The particular solution of the differential equation, \(x y \frac{\mathrm{~d} y}{\mathrm{~d} x}=x^2+2 y^2\) when \(y(1)=0\) is

\(\begin{aligned}
& \quad x y \frac{\mathrm{~d} y}{\mathrm{~d} x}=x^2+2 y^2 \\
& \therefore \quad \frac{\mathrm{~d} y}{\mathrm{~d} x}=\frac{x^2+2 y^2}{x y} ...(i)\\
& \text { Put } y=\mathrm{v} x...(ii)
\end{aligned}\)
Differentiating w.r.t. \(x\), we get
\(\frac{\mathrm{d} y}{\mathrm{~d} x}=\mathrm{v}+x \frac{\mathrm{dv}}{\mathrm{~d} x}...(iii)\)

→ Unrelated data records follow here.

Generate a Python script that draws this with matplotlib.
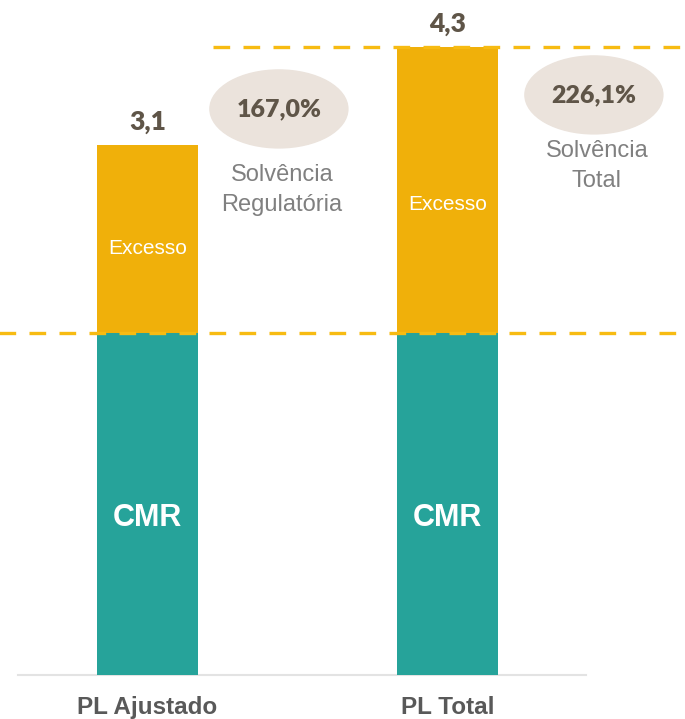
import matplotlib.pyplot as plt
from matplotlib.patches import Ellipse

# Data (bar heights as drawn in the slide, labels as printed)
categorias = ['PL Ajustado', 'PL Total']
cmr = [2.0, 2.0]
excesso = [1.1, 1.67]
totais = ['3,1', '4,3']
solvencia = ['167,0%', '226,1%']
solvencia_nome = ['Solvência\nRegulatória', 'Solvência\nTotal']

teal = '#26a39a'
amarelo = '#f0b00a'
tracejado = '#f7bb12'
cinza_num = '#5f5548'
elipse_cor = '#ebe3dc'

fig = plt.figure(figsize=(6.85, 7.19), dpi=100)
ax = fig.add_axes([0, 44 / 719, 1, 675 / 719])
ax.set_xlim(-0.4917, 1.7917)
ax.set_ylim(0, 3.947)
ax.axis('off')

x = range(len(categorias))
ax.bar(x, cmr, width=0.337, color=teal, zorder=2)
ax.bar(x, excesso, width=0.337, bottom=cmr, color=amarelo, zorder=2)

# base line
ax.plot([-0.432, 1.462], [0, 0], color='#e3e3e3', lw=1.5, zorder=1, clip_on=False)

# dashed reference lines
tot = [c + e for c, e in zip(cmr, excesso)]
ls = (0, (5, 4))
ax.plot([-0.6, 1.9], [cmr[0], cmr[0]], color=tracejado, lw=2.4, ls=ls,
        dash_capstyle='butt', zorder=3)
ax.plot([0.218, 1.9], [tot[1], tot[1]], color=tracejado, lw=2.4, ls=ls,
        dash_capstyle='butt', zorder=3)

num_font = ['Lato', 'DejaVu Sans']
txt_font = ['Liberation Sans', 'DejaVu Sans']

for i in x:
    ax.annotate(totais[i], (i, tot[i]), xytext=(0, 8), textcoords='offset points',
                ha='center', va='bottom', fontsize=19, fontweight='heavy',
                color=cinza_num, family=num_font)
    ax.text(i, cmr[i] + excesso[i] * 0.45, 'Excesso', ha='center', va='center',
            fontsize=15, color='white', family=txt_font)
    ax.text(i, cmr[i] * 0.46, 'CMR', ha='center', va='center', fontsize=22,
            fontweight='bold', color='white', family=txt_font)
    ax.text(i, -0.19, categorias[i], ha='center', va='center', fontsize=17.5,
            fontweight='bold', color='#595959', family=txt_font, clip_on=False)

# solvency badges
centros = [(0.438, 3.31), (1.488, 3.392)]
nome_y = [2.836, 2.977]
for i, (cx, cy) in enumerate(centros):
    ax.add_patch(Ellipse((cx, cy), 0.46, 0.456, color=elipse_cor, zorder=2))
    ax.text(cx, cy, solvencia[i], ha='center', va='center', fontsize=18,
            fontweight='heavy', color=cinza_num, family=num_font, zorder=3)
    ax.text(cx + 0.01, nome_y[i], solvencia_nome[i], ha='center', va='center',
            fontsize=17, color='#808080', family=txt_font, linespacing=1.5)

fig.savefig('out.png', dpi=100)
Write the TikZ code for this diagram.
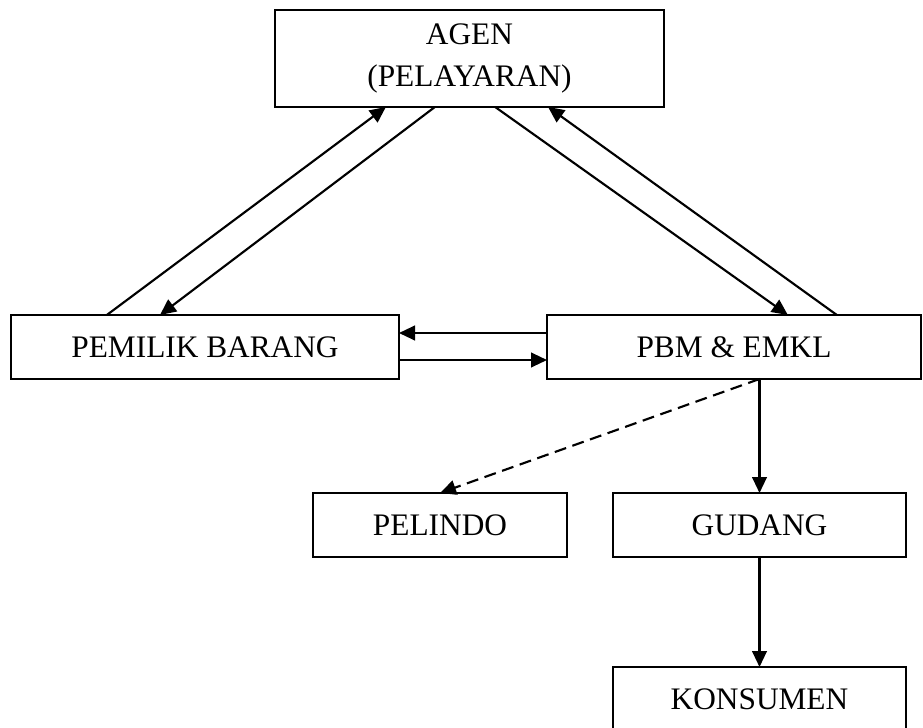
\documentclass[tikz,border=0pt]{standalone}
\usepackage{fontspec}
\setmainfont{Liberation Serif}
\usetikzlibrary{arrows.meta,calc}
\begin{document}
\begin{tikzpicture}[x=0.75pt,y=0.75pt,
  box/.style={draw,line width=1.2pt,rectangle,inner sep=0pt,outer sep=0pt,
    minimum height=48pt,font=\fontsize{23.5}{32}\selectfont,align=center},
  conn/.style={line width=1.6pt,-{Triangle[length=12pt,width=11pt]}},
  dconn/.style={conn,dash pattern=on 9pt off 5pt}]
\useasboundingbox (0,0) rectangle (923,-727);
\node[box,minimum width=291.75pt,minimum height=72.75pt] (agen) at (469.5,-58.5) {AGEN\\(PELAYARAN)};
\node[box,minimum width=291pt] (pem) at (205,-347) {PEMILIK BARANG};
\node[box,minimum width=280.5pt] (pbm) at (734,-347) {PBM \& EMKL};
\node[box,minimum width=190.5pt] (pel) at (440,-525) {PELINDO};
\node[box,minimum width=219.75pt] (gud) at (759.5,-525) {GUDANG};
\node[box,minimum width=219.75pt] (kon) at (759.5,-699) {KONSUMEN};
% PEMILIK <-> AGEN
\draw[conn] ($(pem.north west)!0.247!(pem.north east)$) -- ($(agen.south west)!0.285!(agen.south east)$);
\draw[conn] ($(agen.south west)!0.411!(agen.south east)$) -- ($(pem.north west)!0.384!(pem.north east)$);
% AGEN <-> PBM
\draw[conn] ($(agen.south west)!0.566!(agen.south east)$) -- ($(pbm.north west)!0.644!(pbm.north east)$);
\draw[conn] ($(pbm.north west)!0.775!(pbm.north east)$) -- ($(agen.south west)!0.702!(agen.south east)$);
% PEMILIK <-> PBM
\draw[conn] ($(pbm.west)+(0,14)$) -- ($(pem.east)+(0,14)$);
\draw[conn] ($(pem.east)+(0,-13)$) -- ($(pbm.west)+(0,-13)$);
% PBM -> PELINDO, GUDANG
\coordinate (pbmout) at (gud.north |- pbm.south);
\draw[dconn] (pbmout) -- (pel.north);
\draw[conn] (pbmout) -- (gud.north);
\draw[conn] (gud.south) -- (kon.north);
\end{tikzpicture}
\end{document}
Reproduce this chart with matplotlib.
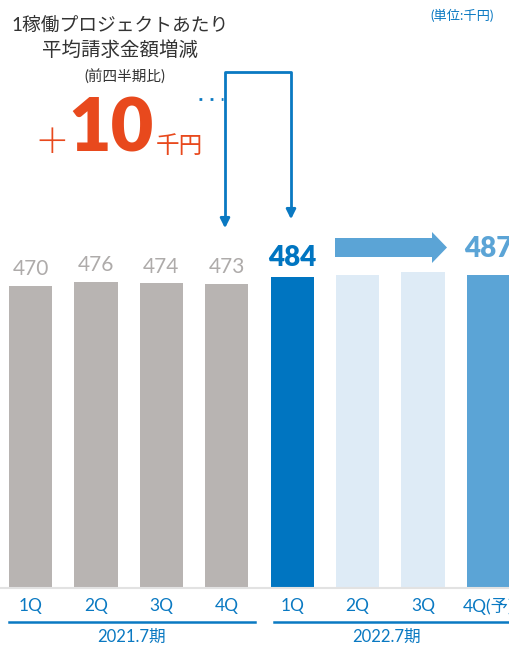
import matplotlib.pyplot as plt
from matplotlib.patches import FancyArrow

plt.rcParams['font.family'] = ['Lato', 'Noto Sans CJK JP', 'DejaVu Sans']

quarters = ['1Q', '2Q', '3Q', '4Q', '1Q', '2Q', '3Q', '4Q(予)']
values = [470, 476, 474, 473, 484, 487, 492, 487]
shown = ['470', '476', '474', '473', '484', '', '', '487']
colors = ['#b8b4b2', '#b8b4b2', '#b8b4b2', '#b8b4b2', '#0075c1', '#deebf6', '#deebf6', '#5ba4d6']
years = ['2021.7期', '2022.7期']

blue = '#0a79c2'
red = '#e8491d'

fig = plt.figure(figsize=(5.1, 6.45), dpi=100)
ax = fig.add_axes([0, 58 / 645, 1, 587 / 645])
step = 65.43
ax.set_xlim(-30.5 / step, (510 - 30.5) / step)
ax.set_ylim(0, 587 * 1.5614)
ax.bar(range(8), values, width=0.66, color=colors)
for s in ax.spines.values():
    s.set_visible(False)
ax.set_yticks([])
ax.set_xticks(range(8), quarters)
ax.tick_params(axis='x', length=0, pad=8, labelsize=12.5, labelcolor=blue)

for i, (v, t) in enumerate(zip(values, shown)):
    if not t:
        continue
    if i < 4:
        ax.annotate(t, (i, v), xytext=(0, 12), textcoords='offset points', ha='center', va='center',
                    fontsize=15, color='#aeabaa')
    elif i == 4:
        ax.annotate(t, (i, v), xytext=(0, 13.5), textcoords='offset points', ha='center', va='center',
                    fontsize=20, color='#0075c1', fontweight='heavy')
    else:
        ax.annotate(t, (i, v), xytext=(0, 18.5), textcoords='offset points', ha='center', va='center',
                    fontsize=20, color='#5ba4d6', fontweight='heavy')

# overlay in pixel coordinates
ov = fig.add_axes([0, 0, 1, 1], facecolor='none')
ov.set_xlim(0, 510)
ov.set_ylim(645, 0)
ov.axis('off')

ov.plot([0, 510], [588, 588], color='#e2e2e2', lw=1.5)
ov.plot([9, 255], [621.5, 621.5], color=blue, lw=1.8)
ov.plot([274, 510], [621.5, 621.5], color=blue, lw=1.8)
ov.text(132, 637, years[0], ha='center', va='center', fontsize=12, color=blue)
ov.text(387, 637, years[1], ha='center', va='center', fontsize=12, color=blue)

ov.add_patch(FancyArrow(335, 247.5, 112, 0, width=19, head_width=31, head_length=15,
                        length_includes_head=True, color='#5ba4d6', lw=0))

ov.plot([225, 225, 291, 291], [222, 72, 72, 212], color=blue, lw=2)
ov.annotate('', xy=(225, 231), xytext=(225, 215),
            arrowprops=dict(arrowstyle='-|>', color=blue, lw=2, mutation_scale=14))
ov.annotate('', xy=(291, 222), xytext=(291, 206),
            arrowprops=dict(arrowstyle='-|>', color=blue, lw=2, mutation_scale=14))
ov.plot([199, 223], [99, 99], color=blue, lw=2, ls=(0, (1, 3)))

ov.text(120, 25, '1稼働プロジェクトあたり', ha='center', va='center', fontsize=13.5, color='#333333')
ov.text(120, 50, '平均請求金額増減', ha='center', va='center', fontsize=14, color='#333333')
ov.text(125, 77, '(前四半期比)', ha='center', va='center', fontsize=10.5, color='#333333')
ov.text(52, 143, '＋', ha='center', va='center', fontsize=25, color=red,
        family=['Noto Sans CJK JP'], fontweight='light')
ov.text(111, 131, '10', ha='center', va='center', fontsize=53, color=red, fontweight='heavy')
ov.text(179, 146, '千円', ha='center', va='center', fontsize=17, color=red)
ov.text(462, 15, '(単位:千円)', ha='center', va='center', fontsize=9.5, color=blue)

fig.savefig('out.png', dpi=100)
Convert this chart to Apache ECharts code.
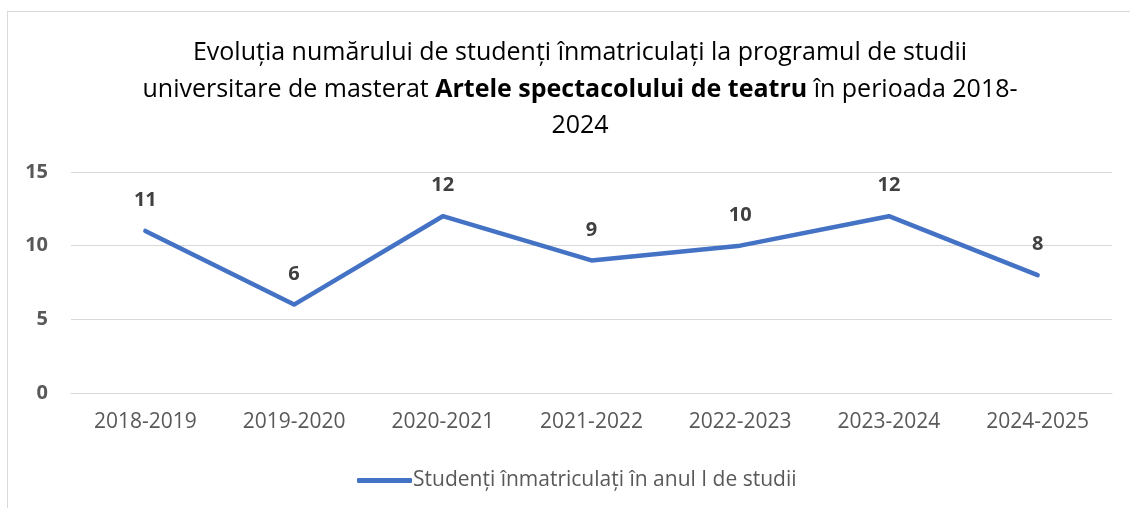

Substituting (ii) and (iii) in (i), we get
\(\begin{array}{ll}
& \mathrm{v}+x \frac{\mathrm{dv}}{\mathrm{~d} x}=\frac{x^2+2 \mathrm{v}^2 x^2}{x(\mathrm{v} x)} \\
\therefore \quad & \mathrm{v}+x \frac{\mathrm{dv}}{\mathrm{~d} x}=\frac{x^2\left(1+2 \mathrm{v}^2\right)}{x^2 \mathrm{v}} \\
\therefore \quad & x \frac{\mathrm{dv}}{\mathrm{~d} x}=\frac{1+2 \mathrm{v}^2}{\mathrm{v}}-\mathrm{v}=\frac{1+\mathrm{v}^2}{\mathrm{v}} \\
\therefore \quad & \frac{\mathrm{v}}{1+\mathrm{v}^2} \mathrm{dv}=\frac{1}{x} \mathrm{~d} x
\end{array}\)
Integrating on both sides, we get
\(\begin{aligned}
& \frac{1}{2} \int \frac{2 \mathrm{v}}{1+\mathrm{v}^2} \mathrm{dv}=\int \frac{\mathrm{d} x}{x} \\
\therefore \quad & \frac{1}{2} \log \left|1+\mathrm{v}^2\right|=\log |x|+\log \left|\mathrm{c}_1\right|
\end{aligned}\)
\(\begin{aligned} \therefore \quad \log \left|1+\mathrm{v}^2\right| & =2 \log |x|+2 \log \left|c_1\right| \\ & =\log \left|x^2\right|+\log |c| \ldots\left[\log c_1^2=\log \mathrm{c}\right] \\ \therefore \quad \log \left|1+\mathrm{v}^2\right| & =\log \left|c x^2\right|\end{aligned}\)
\(\begin{array}{ll}
\therefore & 1+v^2=c x^2 \\
\therefore & 1+\frac{y^2}{x^2}=c x^2 \\
\therefore & x^2+y^2=c x^4...(iv)
\end{array}\)
Putting \(x=1\) and \(y=0\), we get
\(\begin{aligned}
& 1+0=c(1) \\
\therefore \quad & c=1
\end{aligned}\)
Substituting \(\mathrm{c}=1\) in (iv), we get
\(x^2+y^2=x^4\)